The FSLN-dominated National Assembly scrapped the constitution in 2014 to allow Ortega to run for an unlimited number of five-year terms. The subsequent silence and even support by the business elite and foreign investors demonstrated the success of the FSLN in becoming a bastion of imperialist reaction in Central America.

Foreign Policy has celebrated Ortega’s evolution since 2007, writing that his policies “suggest he is politically authoritarian, economically pro-business, socially populist—and, above all else, pragmatic.”

By far, the most dangerous alliance against workers has been the tripartite pact between business, the state, and the FSLN-controlled unions—the National Workers Front (FNT) and the Sandinista Workers Central (CST)—which have backed Ortega’s candidacy and hailed him as “our guide, who sees beyond!”

By utilizing the union movement to suppress workers’ struggles, the FSLN has been able to attract increasing foreign direct investment and create a growing low-wage manufacturing sector, but most importantly, it has blocked the working class from organizing independently to defend its own interests.
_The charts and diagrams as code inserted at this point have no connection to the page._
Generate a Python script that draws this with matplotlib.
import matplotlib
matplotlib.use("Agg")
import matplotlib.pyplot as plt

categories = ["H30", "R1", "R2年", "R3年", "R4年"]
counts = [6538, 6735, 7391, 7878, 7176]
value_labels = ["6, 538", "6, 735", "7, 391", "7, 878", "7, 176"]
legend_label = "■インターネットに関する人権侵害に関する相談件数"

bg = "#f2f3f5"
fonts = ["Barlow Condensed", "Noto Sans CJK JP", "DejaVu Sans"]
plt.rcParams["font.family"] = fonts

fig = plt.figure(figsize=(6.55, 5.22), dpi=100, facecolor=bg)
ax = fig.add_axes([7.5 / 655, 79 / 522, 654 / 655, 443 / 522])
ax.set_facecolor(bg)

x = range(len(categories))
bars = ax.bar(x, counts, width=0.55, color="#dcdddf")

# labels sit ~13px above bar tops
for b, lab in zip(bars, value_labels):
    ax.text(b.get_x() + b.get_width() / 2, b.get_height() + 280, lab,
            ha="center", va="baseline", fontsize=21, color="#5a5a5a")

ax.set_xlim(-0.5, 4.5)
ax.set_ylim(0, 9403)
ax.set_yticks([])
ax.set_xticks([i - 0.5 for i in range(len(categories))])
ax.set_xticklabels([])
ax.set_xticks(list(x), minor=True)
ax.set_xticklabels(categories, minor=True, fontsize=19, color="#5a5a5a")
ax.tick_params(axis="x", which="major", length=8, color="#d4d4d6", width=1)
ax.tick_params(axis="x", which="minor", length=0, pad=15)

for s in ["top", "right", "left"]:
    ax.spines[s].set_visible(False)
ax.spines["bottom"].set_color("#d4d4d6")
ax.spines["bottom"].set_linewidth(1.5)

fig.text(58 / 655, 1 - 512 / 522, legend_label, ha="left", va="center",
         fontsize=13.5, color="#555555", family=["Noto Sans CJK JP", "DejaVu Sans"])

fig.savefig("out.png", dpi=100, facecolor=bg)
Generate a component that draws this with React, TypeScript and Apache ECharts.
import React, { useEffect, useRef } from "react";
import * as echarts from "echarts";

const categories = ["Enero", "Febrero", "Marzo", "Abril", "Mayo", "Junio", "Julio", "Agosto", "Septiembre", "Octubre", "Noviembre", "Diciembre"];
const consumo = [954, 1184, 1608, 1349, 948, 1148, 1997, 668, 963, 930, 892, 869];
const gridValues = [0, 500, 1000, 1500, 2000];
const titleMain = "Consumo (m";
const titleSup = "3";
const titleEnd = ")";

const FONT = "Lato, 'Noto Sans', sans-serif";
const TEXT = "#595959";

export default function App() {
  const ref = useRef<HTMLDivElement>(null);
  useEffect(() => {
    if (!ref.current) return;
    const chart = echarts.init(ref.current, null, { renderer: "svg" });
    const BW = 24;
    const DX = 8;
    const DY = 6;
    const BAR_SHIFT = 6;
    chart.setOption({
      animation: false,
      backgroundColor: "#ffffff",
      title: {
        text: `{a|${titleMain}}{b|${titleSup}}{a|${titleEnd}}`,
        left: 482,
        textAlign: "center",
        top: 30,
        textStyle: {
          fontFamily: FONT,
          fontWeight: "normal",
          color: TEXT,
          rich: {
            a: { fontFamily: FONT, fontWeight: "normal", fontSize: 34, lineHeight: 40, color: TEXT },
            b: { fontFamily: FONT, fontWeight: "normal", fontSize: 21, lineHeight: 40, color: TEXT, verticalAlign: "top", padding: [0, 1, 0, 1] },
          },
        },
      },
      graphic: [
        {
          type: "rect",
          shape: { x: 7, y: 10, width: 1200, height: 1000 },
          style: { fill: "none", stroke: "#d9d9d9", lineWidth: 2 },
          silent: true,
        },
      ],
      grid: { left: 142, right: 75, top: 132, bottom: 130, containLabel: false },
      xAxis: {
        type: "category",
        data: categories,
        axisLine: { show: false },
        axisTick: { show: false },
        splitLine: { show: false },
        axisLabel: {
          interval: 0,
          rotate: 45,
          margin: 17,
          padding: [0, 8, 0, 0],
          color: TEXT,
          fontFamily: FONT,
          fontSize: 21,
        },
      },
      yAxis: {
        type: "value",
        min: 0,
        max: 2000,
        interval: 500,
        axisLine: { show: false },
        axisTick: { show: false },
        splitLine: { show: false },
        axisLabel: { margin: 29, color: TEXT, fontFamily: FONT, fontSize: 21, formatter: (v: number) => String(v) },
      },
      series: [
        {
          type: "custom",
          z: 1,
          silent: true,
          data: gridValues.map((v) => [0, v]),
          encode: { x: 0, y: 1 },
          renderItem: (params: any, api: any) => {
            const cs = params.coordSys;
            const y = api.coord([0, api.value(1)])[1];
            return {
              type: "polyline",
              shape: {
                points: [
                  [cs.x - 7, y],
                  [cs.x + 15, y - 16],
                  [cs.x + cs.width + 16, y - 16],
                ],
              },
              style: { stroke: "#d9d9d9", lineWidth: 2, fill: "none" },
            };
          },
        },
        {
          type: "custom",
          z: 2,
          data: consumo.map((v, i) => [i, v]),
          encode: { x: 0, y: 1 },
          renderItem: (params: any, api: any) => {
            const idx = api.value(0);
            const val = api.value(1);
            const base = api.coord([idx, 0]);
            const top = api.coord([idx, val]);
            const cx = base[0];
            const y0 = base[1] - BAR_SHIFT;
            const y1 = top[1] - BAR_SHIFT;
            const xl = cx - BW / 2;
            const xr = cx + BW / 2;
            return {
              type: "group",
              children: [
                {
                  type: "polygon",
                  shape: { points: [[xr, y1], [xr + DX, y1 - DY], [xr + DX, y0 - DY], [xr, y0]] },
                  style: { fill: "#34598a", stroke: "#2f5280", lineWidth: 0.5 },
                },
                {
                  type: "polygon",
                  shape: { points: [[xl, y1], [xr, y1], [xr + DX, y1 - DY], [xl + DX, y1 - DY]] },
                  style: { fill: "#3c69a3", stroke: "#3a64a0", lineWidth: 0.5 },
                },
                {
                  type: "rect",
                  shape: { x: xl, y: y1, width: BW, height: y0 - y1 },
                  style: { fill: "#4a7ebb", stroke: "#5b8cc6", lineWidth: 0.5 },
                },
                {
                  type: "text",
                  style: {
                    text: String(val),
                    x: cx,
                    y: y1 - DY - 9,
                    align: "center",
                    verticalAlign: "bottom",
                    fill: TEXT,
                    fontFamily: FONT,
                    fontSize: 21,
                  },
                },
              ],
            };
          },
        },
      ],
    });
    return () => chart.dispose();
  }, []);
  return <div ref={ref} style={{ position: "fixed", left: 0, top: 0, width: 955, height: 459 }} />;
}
Imperialist agencies have shown how pleased they are with the current government. In February 2015, the inter-governmental Financial Action Task force (FATF) decided to drop Nicaragua from its non-compliance list. World Bank Vice President, Jorge Familiar, recently catalogued Nicaragua as the “best among countries in the multilateral bank’s portfolio in Latin America.”

The International Monetary Fund closed its office in Nicaragua on March 30, boasting that it had accomplished its mission of helping the country reach “macroeconomic stability and growth.”
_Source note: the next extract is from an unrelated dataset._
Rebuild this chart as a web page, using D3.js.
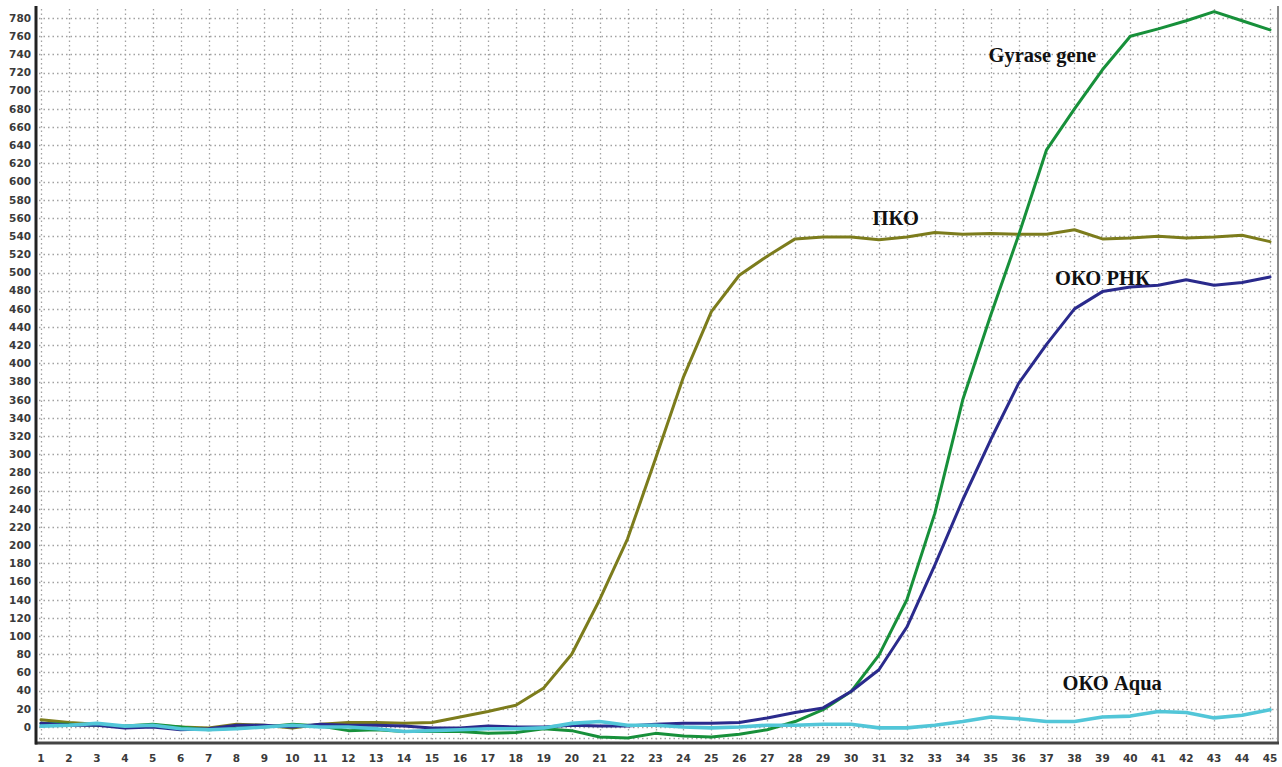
<!DOCTYPE html>
<html>
<head>
<meta charset="utf-8">
<script src="https://cdn.jsdelivr.net/npm/d3@7"></script>
<style>
  html, body { margin: 0; padding: 0; background: #fff; }
  svg { display: block; }
</style>
</head>
<body>
<svg id="chart" width="1282" height="767"></svg>
<script>
// Amplification cycles (x axis)
const cycles = [1,2,3,4,5,6,7,8,9,10,11,12,13,14,15,16,17,18,19,20,21,22,23,24,25,26,27,28,29,30,31,32,33,34,35,36,37,38,39,40,41,42,43,44,45];

// Fluorescence per cycle for each reaction
const pko    = [8,5,3,0,2,0,-1,3,2,-1, 3,5,5,4,5,11,17,24,43,80, 140,207,295,385,457,497,518,537,539,539, 536,539,544,542,543,542,542,547,537,538, 540,538,539,541,534];
const gyrase = [4,3,2,1,3,0,-3,-1,0,3, 1,-4,-3,-5,-5,-5,-7,-6,-2,-4, -11,-12,-7,-10,-11,-8,-3,6,19,39, 79,140,235,360,453,541,635,680,723,760, 768,777,787,777,767];
const okoRnk = [4,2,2,-1,0,-3,-2,2,2,0, 3,2,2,1,-1,-1,1,0,0,2, 1,1,3,4,4,5,10,16,21,39, 63,110,178,250,316,378,421,460,479,484, 486,492,486,489,495];
const okoAqua = [1,2,4,1,2,-2,-3,-2,0,2, 0,0,-2,-5,-4,-3,-2,-2,-1,4, 6,2,2,0,-1,0,2,2,3,3, -1,-1,2,6,11,9,6,6,11,12, 17,16,10,13,19];

const seriesNames  = ["ПКО", "Gyrase gene", "ОКО РНК", "ОКО Aqua"];
const seriesValues = [pko, gyrase, okoRnk, okoAqua];
const seriesColors = ["#7c7c1c", "#17903a", "#2a2a8c", "#52c6d8"];
const seriesWidths = [3, 3, 3, 3.6];

// Curve labels, placed in data coordinates [cycle, value]
const labelCycles = [31.6, 36.85, 39.0, 39.35];
const labelValues = [552, 732, 486, 41];

const yTicks = d3.range(0, 781, 20);

const svg = d3.select("#chart");
const W = 1282, H = 767;
const plotLeft = 36, plotRight = 1278, plotTop = 6, plotBottom = 743;

const x = d3.scaleLinear().domain([1, 45]).range([41, 1270]);
const y = d3.scaleLinear().domain([0, 780]).range([727, 18]);

svg.append("rect").attr("width", W).attr("height", H).attr("fill", "#fff");

// dotted grid
const grid = svg.append("g")
  .attr("stroke", "#a2a2a2")
  .attr("stroke-width", 1.3)
  .attr("stroke-dasharray", "1.5,3");

grid.selectAll("line.h")
  .data(yTicks.concat([-12]))
  .join("line")
  .attr("class", "h")
  .attr("x1", plotLeft + 3).attr("x2", plotRight - 1)
  .attr("y1", d => Math.round(y(d)) + 0.5)
  .attr("y2", d => Math.round(y(d)) + 0.5);

grid.selectAll("line.v")
  .data(cycles)
  .join("line")
  .attr("class", "v")
  .attr("y1", plotTop + 3).attr("y2", plotBottom - 2)
  .attr("x1", d => Math.round(x(d)) + 0.5)
  .attr("x2", d => Math.round(x(d)) + 0.5);

// curves
const line = d3.line()
  .x((d, i) => x(cycles[i]))
  .y(d => y(d));

svg.append("g")
  .selectAll("path")
  .data(seriesValues)
  .join("path")
  .attr("d", d => line(d))
  .attr("fill", "none")
  .attr("stroke", (d, i) => seriesColors[i])
  .attr("stroke-width", (d, i) => seriesWidths[i])
  .attr("stroke-linejoin", "round")
  .attr("stroke-linecap", "round");

// frame
svg.append("line").attr("x1", plotRight).attr("x2", plotRight).attr("y1", plotTop).attr("y2", plotBottom + 1)
  .attr("stroke", "#8a8a8a").attr("stroke-width", 2);
svg.append("line").attr("x1", plotLeft - 1).attr("x2", plotRight + 1).attr("y1", plotBottom).attr("y2", plotBottom)
  .attr("stroke", "#444").attr("stroke-width", 3);
svg.append("line").attr("x1", plotLeft).attr("x2", plotLeft).attr("y1", plotTop).attr("y2", plotBottom + 1.5)
  .attr("stroke", "#222").attr("stroke-width", 3);

// y axis labels
svg.append("g")
  .attr("font-family", "DejaVu Sans, Verdana, sans-serif")
  .attr("font-weight", "bold")
  .attr("font-size", 10.5)
  .attr("fill", "#3a3a3a")
  .attr("text-anchor", "end")
  .selectAll("text")
  .data(yTicks)
  .join("text")
  .attr("x", 31)
  .attr("y", d => y(d))
  .attr("dy", "0.36em")
  .text(d => d);

// x axis labels
svg.append("g")
  .attr("font-family", "DejaVu Sans, Verdana, sans-serif")
  .attr("font-weight", "bold")
  .attr("font-size", 10.5)
  .attr("fill", "#3a3a3a")
  .attr("text-anchor", "middle")
  .selectAll("text")
  .data(cycles)
  .join("text")
  .attr("x", d => x(d))
  .attr("y", 762)
  .text(d => d);

// curve labels
svg.append("g")
  .attr("font-family", "Liberation Serif, Times New Roman, serif")
  .attr("font-weight", "bold")
  .attr("font-size", 20.5)
  .attr("fill", "#111")
  .attr("text-anchor", "middle")
  .selectAll("text")
  .data(seriesNames)
  .join("text")
  .attr("x", (d, i) => x(labelCycles[i]))
  .attr("y", (d, i) => y(labelValues[i]))
  .text(d => d);
</script>
</body>
</html>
National economic growth of 4.9 percent in 2015 is well beyond Latin America’s average. The poverty rate has fallen from 42.5 percent in 2009 to 30 percent, and consumption has increased 33 percent. However, all of these economic advances have been due not to improvements in productivity and public institutions, but to unstable external factors.

The crisis in Venezuela, Nicaragua’s second trading partner after the US and the main source of “out-of-budget” economic aid, will greatly affect growth and reduce the FSLN government’s capacity to continue anti-poverty programs. “The aid will get suspended insofar as the economic and social situation in Venezuela nears chaos and a social explosion,” said Horacio Medina, the former president of Petroleum of Venezuela, S.A.
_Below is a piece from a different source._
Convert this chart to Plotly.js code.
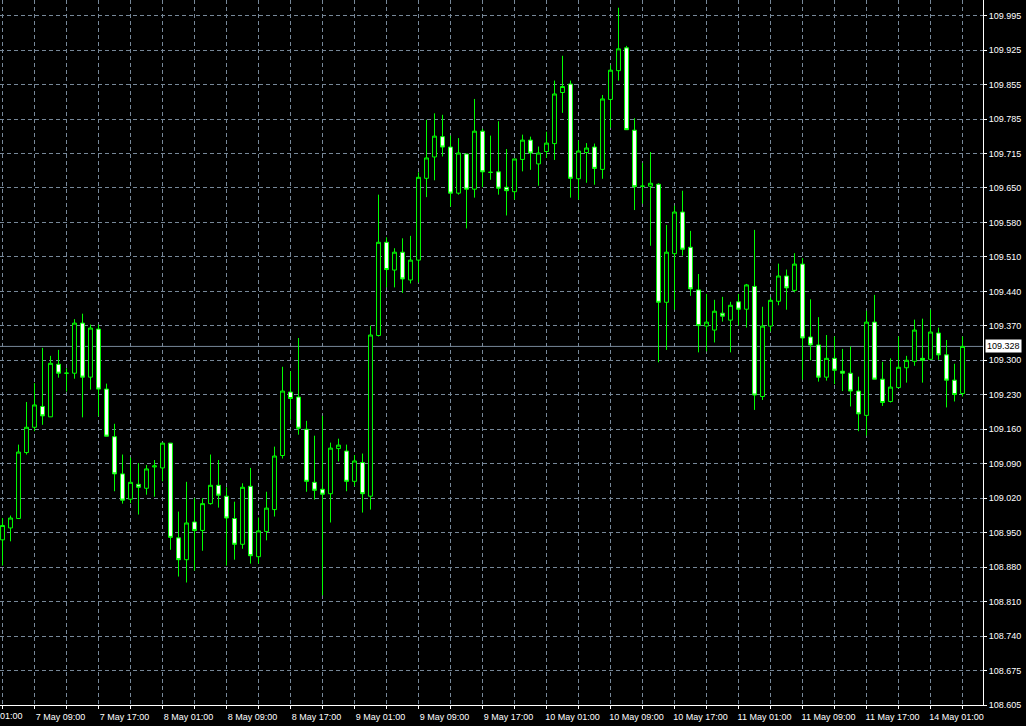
<!DOCTYPE html>
<html>
<head>
<meta charset="utf-8">
<script src="https://cdn.plot.ly/plotly-3.0.1.min.js"></script>
<style>
  html, body { margin: 0; padding: 0; background: #000; }
  #chart { width: 1026px; height: 726px; }
</style>
</head>
<body>
<div id="chart"></div>
<script>
// USDJPY H1 candles (bar 0 = 7 May 05:00; weekend gap after 11 May 23:00)
const open = [
108.938,108.962,108.981,109.114,109.165,109.207,109.186,109.292,109.274,109.274,
109.375,109.266,109.363,109.242,109.146,109.071,109.020,109.050,109.042,109.085,
109.083,109.133,108.942,108.898,108.974,108.957,109.011,109.048,109.026,108.981,
108.929,109.046,108.904,108.955,108.999,109.108,109.236,109.226,109.161,109.054,
109.040,109.031,109.122,109.117,109.056,109.094,109.026,109.350,109.538,109.482,
109.518,109.462,109.502,109.667,109.710,109.751,109.730,109.637,109.716,109.645,
109.762,109.679,109.680,109.649,109.640,109.705,109.744,109.696,109.721,109.737,
109.840,109.857,109.666,109.719,109.730,109.685,109.826,109.884,109.930,109.764,
109.651,109.651,109.655,109.417,109.515,109.599,109.528,109.442,109.369,109.361,
109.395,109.381,109.418,109.403,109.449,109.227,109.369,109.419,109.470,109.441,
109.494,109.347,109.331,109.266,109.304,109.278,109.274,109.238,109.189,109.377,
109.262,109.217,109.245,109.285,109.298,109.304,109.302,109.355,109.311,109.260,
109.233];
const high = [
108.982,108.987,109.130,109.216,109.254,109.325,109.309,109.321,109.284,109.383,
109.394,109.372,109.372,109.253,109.172,109.110,109.104,109.093,109.089,109.099,
109.133,109.133,108.995,109.055,109.022,109.022,109.110,109.099,109.044,109.015,
109.052,109.083,108.983,109.035,109.126,109.287,109.278,109.345,109.178,109.148,
109.188,109.134,109.142,109.130,109.109,109.112,109.370,109.634,109.548,109.526,
109.546,109.551,109.679,109.785,109.798,109.795,109.753,109.748,109.716,109.827,
109.767,109.753,109.782,109.726,109.706,109.755,109.751,109.731,109.761,109.864,
109.914,109.864,109.743,109.738,109.737,109.835,109.895,110.011,109.934,109.788,
109.698,109.720,109.657,109.573,109.612,109.642,109.561,109.474,109.434,109.422,
109.428,109.418,109.434,109.454,109.563,109.408,109.427,109.495,109.483,109.516,
109.506,109.423,109.387,109.351,109.348,109.323,109.328,109.267,109.400,109.432,
109.297,109.304,109.348,109.309,109.382,109.384,109.402,109.366,109.341,109.293,
109.348];
const low = [
108.886,108.935,108.981,109.110,109.157,109.170,109.186,109.265,109.237,109.263,
109.185,109.241,109.187,109.147,109.036,109.011,109.012,108.989,109.029,109.025,
109.056,108.918,108.864,108.852,108.876,108.916,109.009,109.003,108.886,108.898,
108.920,108.890,108.890,108.937,108.985,109.102,109.180,109.150,109.035,109.019,
108.826,108.973,109.096,109.036,109.046,108.993,108.999,109.348,109.447,109.447,
109.436,109.455,109.457,109.629,109.663,109.711,109.610,109.634,109.566,109.628,
109.649,109.664,109.634,109.592,109.624,109.681,109.684,109.652,109.708,109.704,
109.799,109.628,109.624,109.658,109.654,109.666,109.769,109.864,109.765,109.603,
109.616,109.531,109.296,109.321,109.402,109.511,109.430,109.316,109.318,109.336,
109.378,109.316,109.370,109.366,109.200,109.220,109.358,109.411,109.402,109.437,
109.261,109.300,109.257,109.259,109.252,109.238,109.207,109.157,109.148,109.262,
109.208,109.215,109.245,109.255,109.289,109.255,109.302,109.301,109.205,109.217,
109.227];
const close = [
108.967,108.982,109.115,109.165,109.210,109.188,109.294,109.274,109.274,109.375,
109.266,109.365,109.242,109.147,109.071,109.018,109.054,109.044,109.081,109.087,
109.133,108.943,108.898,108.972,108.957,109.011,109.048,109.028,108.982,108.929,
109.044,108.906,108.956,109.002,109.107,109.238,109.223,109.163,109.056,109.038,
109.030,109.123,109.129,109.056,109.097,109.031,109.351,109.538,109.483,109.518,
109.464,109.502,109.669,109.708,109.752,109.730,109.637,109.718,109.645,109.762,
109.680,109.679,109.647,109.642,109.706,109.744,109.718,109.718,109.738,109.837,
109.852,109.667,109.722,109.728,109.687,109.827,109.885,109.928,109.765,109.650,
109.651,109.657,109.417,109.518,109.599,109.524,109.444,109.370,109.377,109.399,
109.389,109.411,109.403,109.452,109.230,109.369,109.421,109.470,109.446,109.494,
109.345,109.331,109.266,109.304,109.280,109.274,109.238,109.192,109.377,109.262,
109.215,109.246,109.286,109.300,109.361,109.300,109.357,109.311,109.260,109.231,
109.328];

const lastPrice = 109.328;
const lastPriceLabel = '109.328';

// price scale labels (top to bottom)
const yLabels = ['109.995','109.925','109.855','109.785','109.715','109.650','109.580',
  '109.510','109.440','109.370','109.300','109.230','109.160','109.090','109.020',
  '108.950','108.880','108.810','108.740','108.675','108.605'];

// time categories: hourly bars, Friday 11 May closes at 23:00, Monday 14 May opens 00:00
const firstDay = 7, firstHour = 5, barsBeforeWeekend = 115, mondayDay = 14;
const times = [];
for (let i = 0; i < open.length; i++) {
  let d, h;
  if (i < barsBeforeWeekend) { const t = firstHour + i; d = firstDay + Math.floor(t / 24); h = t % 24; }
  else { d = mondayDay; h = i - barsBeforeWeekend; }
  times.push(d + ' May ' + String(h).padStart(2, '0') + ':00');
}
// visible tail of the "7 May 01:00" label that is scrolled past the left edge
const leftEdgeLabel = '01:00';

const xTickVals = times.filter((_, i) => i % 4 === 0);
const xTickText = xTickVals.map((t, k) => (k % 2 === 1 ? t : ''));
const yTop = parseFloat(yLabels[0]), yBot = parseFloat(yLabels[yLabels.length - 1]);
const yTickVals = yLabels.map((_, k) => yTop - k * (yTop - yBot) / (yLabels.length - 1));

const LIME = '#00ff00';
const GRID = '#778899';
const FONT = 'Liberation Sans, Arial, sans-serif';

const trace = {
  type: 'candlestick',
  x: times, open: open, high: high, low: low, close: close,
  increasing: { line: { color: LIME, width: 1 }, fillcolor: '#000000' },
  decreasing: { line: { color: LIME, width: 1 }, fillcolor: '#ffffff' },
  whiskerwidth: 0,
  hoverinfo: 'skip',
  showlegend: false
};

const layout = {
  width: 1026, height: 726,
  paper_bgcolor: '#000000', plot_bgcolor: '#000000',
  margin: { l: 0, r: 43, t: 0, b: 21, pad: 0 },
  showlegend: false,
  boxgap: 0.3,
  xaxis: {
    type: 'category',
    range: [-0.3125, 122.5625],
    rangeslider: { visible: false },
    tickmode: 'array', tickvals: xTickVals, ticktext: xTickText,
    showgrid: true, gridcolor: GRID, griddash: '4px,3px', gridwidth: 1,
    showline: true, linecolor: '#ffffff', linewidth: 1,
    ticks: 'outside', ticklen: 3, tickcolor: '#ffffff', tickwidth: 1,
    tickfont: { family: FONT, size: 9, color: '#ffffff' },
    ticklabelshift: 26,
    zeroline: false, fixedrange: true
  },
  yaxis: {
    side: 'right',
    range: [yBot, yBot + 1.4215],
    tickmode: 'array', tickvals: yTickVals, ticktext: yLabels,
    showgrid: true, gridcolor: GRID, griddash: '4px,3px', gridwidth: 1,
    showline: true, linecolor: '#ffffff', linewidth: 1,
    ticks: 'outside', ticklen: 3, tickcolor: '#ffffff', tickwidth: 1,
    tickfont: { family: FONT, size: 9, color: '#ffffff' },
    zeroline: false, fixedrange: true
  },
  shapes: [{
    type: 'line', xref: 'paper', x0: 0, x1: 1, yref: 'y', y0: lastPrice, y1: lastPrice,
    line: { color: GRID, width: 1 }, layer: 'below'
  }],
  annotations: [
    { xref: 'paper', x: 1, xanchor: 'left', xshift: 2, yref: 'y', y: lastPrice, yanchor: 'middle',
      text: lastPriceLabel, showarrow: false, bgcolor: '#ffffff', borderpad: 1,
      font: { family: FONT, size: 9, color: '#000000' } },
    { xref: 'paper', x: 0, xanchor: 'left', xshift: -2, yref: 'paper', y: 0, yanchor: 'top', yshift: -4,
      text: leftEdgeLabel, showarrow: false,
      font: { family: FONT, size: 9, color: '#ffffff' } }
  ]
};

Plotly.newPlot('chart', [trace], layout, { displayModeBar: false, staticPlot: true });
</script>
</body>
</html>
The FSLN government has increased the country’s dependence upon the volatile commodity markets and the permanence of extremely low wages to attract investment. The IMF expects a continuation in public debt increases due to weakened export performance, in turn related to the fall of commodity prices.

The official average salary in the formal sector is $302 per month, but the monthly cost of basic living expenses is $432, a gap that will continue to grow given the automatic yearly 5 percent currency devaluation against the dollar and an expected rise in inflation to 6 percent. Moreover, the government’s regressive value-added tax takes away a very significant share of the income from the poorest Nicaraguans.

On the other hand, according to a 2015 Oxfam report, Nicaragua’s 245 multi-millionaires, who have at least $30 million in assets, collectively own 76 times the country’s public education expenditure and have an average annual income over 12,000 times that of someone in the poorest quintile.

The FSLN’s extraordinary measures to manipulate the electoral process and the concerns expressed by the business sector together expose fears within the local bourgeoisie. The concern is that the country’s economic “success” is coming to a halt and that the widening contradiction between the enormous fortunes made by the bourgeoisie and the deteriorating conditions of masses of workers and peasants will lead to an eruption of class struggle.